Predictions on the training data (from the models that did not train on each specific SV) are outputted in dictionary format to `[file root]_predictions.pkl`. Finally, AU(ROC/PRC) on this data are calculated
and outputted to `[file root]_ROC_PRC.txt`.Note: The input matrix must be formatted in such a way that all control group rows follow all non-control rows (in other words, all rows with label 0 follow all rows with label 1). The easiest way to do this is to use `generate_feature_matrix.py` to generate the 0-label and 1-label matrices, then append the 0-label matrix (without title row) to the 1-label matrix.
### `src/load_model.py`
Tests the model on a matrix. Note that the matrix must have the same format as the matrices used to train the model (every single feature in the same order as the training data, with no additional features). To generate a matrix given coordinates, see (here)[###running-parts-of-the-pipeline].

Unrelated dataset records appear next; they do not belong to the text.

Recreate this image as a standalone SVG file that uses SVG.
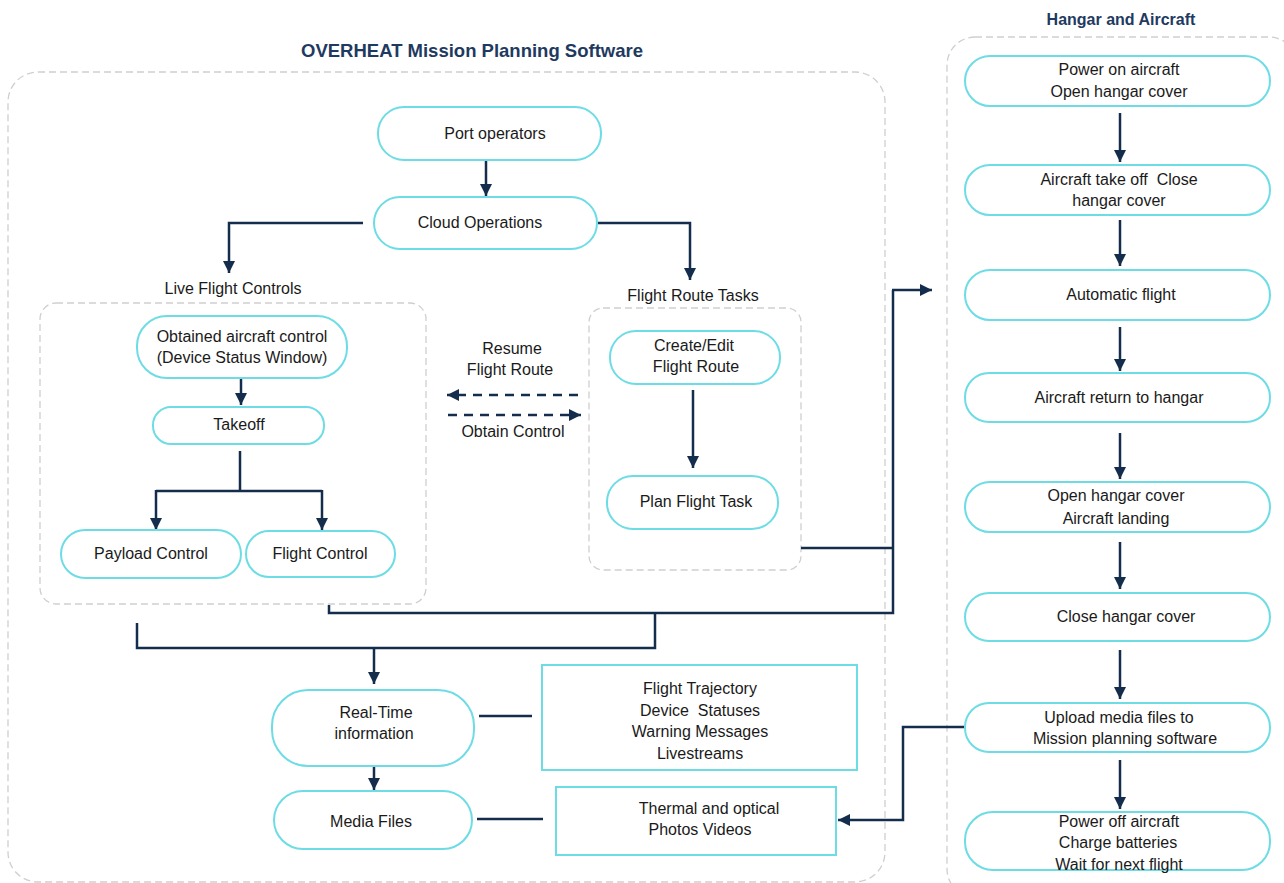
<svg xmlns="http://www.w3.org/2000/svg" width="1284" height="883" viewBox="0 0 1284 883">
<defs>
<marker id="ah" viewBox="0 0 10 10" refX="10" refY="5" markerWidth="12" markerHeight="12" markerUnits="userSpaceOnUse" orient="auto"><path d="M0,0 L10,5 L0,10 z" fill="#142d4c"/></marker>
<style>
.t{font-family:"Liberation Sans",Arial,sans-serif;font-size:16px;fill:#1a1a1a;text-anchor:middle;white-space:pre}
.h{font-family:"Liberation Sans",Arial,sans-serif;font-weight:bold;fill:#1f3a5f;text-anchor:middle}
.pill{fill:#fff;stroke:#6ddce4;stroke-width:2}
.box{fill:#fff;stroke:#6ddce4;stroke-width:2}
.grp{fill:none;stroke:#cfcfcf;stroke-width:1.3;stroke-dasharray:7 4}
.c{fill:none;stroke:#142d4c;stroke-width:2.5}
.ca{fill:none;stroke:#142d4c;stroke-width:2.5;marker-end:url(#ah)}
.cd{fill:none;stroke:#142d4c;stroke-width:2.5;stroke-dasharray:9 7;marker-end:url(#ah)}
</style>
</defs>
<rect width="1284" height="883" fill="#fff"/>

<g id="containers">
<text class="h" x="472" y="57" font-size="18.5">OVERHEAT Mission Planning Software</text>
<rect class="grp" x="8" y="72" width="877" height="810" rx="30"/>
<text class="h" x="1121" y="25" font-size="16">Hangar and Aircraft</text>
<rect class="grp" x="947" y="37" width="350" height="860" rx="28"/>
<text class="t" x="233" y="294">Live Flight Controls</text>
<rect class="grp" x="40" y="303" width="386" height="301" rx="16"/>
<text class="t" x="693" y="301">Flight Route Tasks</text>
<rect class="grp" x="589" y="308" width="212" height="262" rx="14"/>
</g>

<g id="connectors">
<path class="ca" d="M486,160 V196"/>
<path class="ca" d="M363,223 H229 V273"/>
<path class="ca" d="M598,223 H690 V280"/>
<path class="ca" d="M241,379 V405"/>
<path class="c" d="M240,451 V491 M156,491 H322"/>
<path class="ca" d="M156,490 V530"/>
<path class="ca" d="M322,490 V530"/>
<path class="cd" d="M578,395 H447"/>
<path class="cd" d="M448,415 H581"/>
<path class="ca" d="M693,390 V468"/>
<path class="c" d="M801,548 H893"/>
<path class="c" d="M329,605 V613 H893 V290"/>
<path class="ca" d="M892,290 H932"/>
<path class="c" d="M137,623 V648 H655 V613"/>
<path class="ca" d="M374,648 V684"/>
<path class="c" d="M479,716 H532"/>
<path class="ca" d="M374,758 V790"/>
<path class="c" d="M477,819 H543"/>
<path class="ca" d="M965,727 H903 V820 H838"/>
<path class="ca" d="M1120,113 V162"/>
<path class="ca" d="M1120,220 V266"/>
<path class="ca" d="M1120,327 V371"/>
<path class="ca" d="M1120,433 V479"/>
<path class="ca" d="M1120,542 V589"/>
<path class="ca" d="M1120,650 V699"/>
<path class="ca" d="M1120,760 V809"/>
</g>

<g id="edge-labels">
<text class="t" x="512" y="354">Resume</text>
<text class="t" x="510" y="375">Flight Route</text>
<text class="t" x="513" y="437">Obtain Control</text>
</g>

<g id="port-operators"><rect class="pill" x="378" y="107" width="223" height="53" rx="26"/><text class="t" x="495" y="139">Port operators</text></g>
<g id="cloud-operations"><rect class="pill" x="374" y="197" width="223" height="52" rx="26"/><text class="t" x="480" y="228">Cloud Operations</text></g>
<g id="obtained-control"><rect class="pill" x="137" y="316" width="210" height="62" rx="30"/><text class="t" x="242" y="342">Obtained aircraft control</text><text class="t" x="242" y="363">(Device Status Window)</text></g>
<g id="takeoff"><rect class="pill" x="153" y="407" width="171" height="37" rx="18"/><text class="t" x="239" y="430">Takeoff</text></g>
<g id="payload-control"><rect class="pill" x="61" y="530" width="180" height="48" rx="24"/><text class="t" x="151" y="559">Payload Control</text></g>
<g id="flight-control"><rect class="pill" x="246" y="531" width="149" height="46" rx="23"/><text class="t" x="320" y="559">Flight Control</text></g>
<g id="create-edit"><rect class="pill" x="610" y="331" width="170" height="53" rx="26"/><text class="t" x="694" y="351">Create/Edit</text><text class="t" x="696" y="372">Flight Route</text></g>
<g id="plan-task"><rect class="pill" x="607" y="476" width="171" height="53" rx="26"/><text class="t" x="696" y="507">Plan Flight Task</text></g>
<g id="real-time"><rect class="pill" x="272" y="690" width="202" height="76" rx="36"/><text class="t" x="376" y="718">Real-Time</text><text class="t" x="374" y="739">information</text></g>
<g id="rt-details"><rect class="box" x="542" y="665" width="315" height="105"/><text class="t" x="700" y="694">Flight Trajectory</text><text class="t" x="700" y="716">Device  Statuses</text><text class="t" x="700" y="737">Warning Messages</text><text class="t" x="700" y="759">Livestreams</text></g>
<g id="media-files"><rect class="pill" x="274" y="791" width="198" height="58" rx="29"/><text class="t" x="371" y="827">Media Files</text></g>
<g id="media-details"><rect class="box" x="556" y="787" width="280" height="68"/><text class="t" x="709" y="814">Thermal and optical</text><text class="t" x="700" y="835">Photos Videos</text></g>

<g id="h1"><rect class="pill" x="965" y="56" width="305" height="50" rx="25"/><text class="t" x="1119" y="75">Power on aircraft</text><text class="t" x="1119" y="97">Open hangar cover</text></g>
<g id="h2"><rect class="pill" x="965" y="165" width="305" height="50" rx="25"/><text class="t" x="1119" y="185">Aircraft take off  Close</text><text class="t" x="1119" y="206">hangar cover</text></g>
<g id="h3"><rect class="pill" x="965" y="270" width="305" height="50" rx="25"/><text class="t" x="1121" y="300">Automatic flight</text></g>
<g id="h4"><rect class="pill" x="965" y="373" width="305" height="49" rx="24"/><text class="t" x="1119" y="403">Aircraft return to hangar</text></g>
<g id="h5"><rect class="pill" x="965" y="482" width="305" height="50" rx="25"/><text class="t" x="1116" y="501">Open hangar cover</text><text class="t" x="1116" y="524">Aircraft landing</text></g>
<g id="h6"><rect class="pill" x="965" y="593" width="305" height="48" rx="24"/><text class="t" x="1126" y="622">Close hangar cover</text></g>
<g id="h7"><rect class="pill" x="965" y="703" width="305" height="49" rx="24"/><text class="t" x="1119" y="723">Upload media files to</text><text class="t" x="1125" y="744">Mission planning software</text></g>
<g id="h8"><rect class="pill" x="965" y="812" width="305" height="58" rx="28"/><text class="t" x="1119" y="827">Power off aircraft</text><text class="t" x="1118" y="848">Charge batteries</text><text class="t" x="1119" y="870">Wait for next flight</text></g>
</svg>
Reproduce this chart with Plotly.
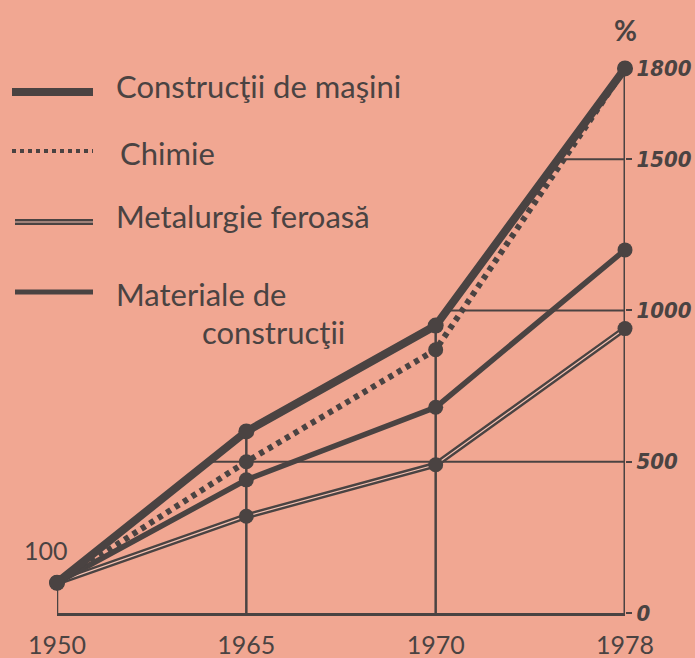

You will need to `pip3 install joblib` before this can be run. If any dependencies are still missing, install them with pip3.
Usage: `python3 src/load_model.py -i [input matrix] -d [File of columns to ignore for model training; the same as columns_to_remove in the config file. remove_inds.txt should be find for matrices generated from our scripts.] -m [the .pkl file with all 10 models. This is output by the Snakemake pipeline] -t [Index of the class label in the matrix - use 0 if the matrix was generated using our code] -o [filename to write the predictions to]`
### `roc_prc_gen.py`
Usage: `python3 roc_prc_gen.py [input file] [output file]`
Given a tab-separated two-column input file of predicted scores and true labels (with a header, as with the following example):
`Predicted True`
`0.755 1`
`...`
`0.211 0`Outputs AU(ROC/PRC) information, along with a plot of the ROC, saved to the specified output file.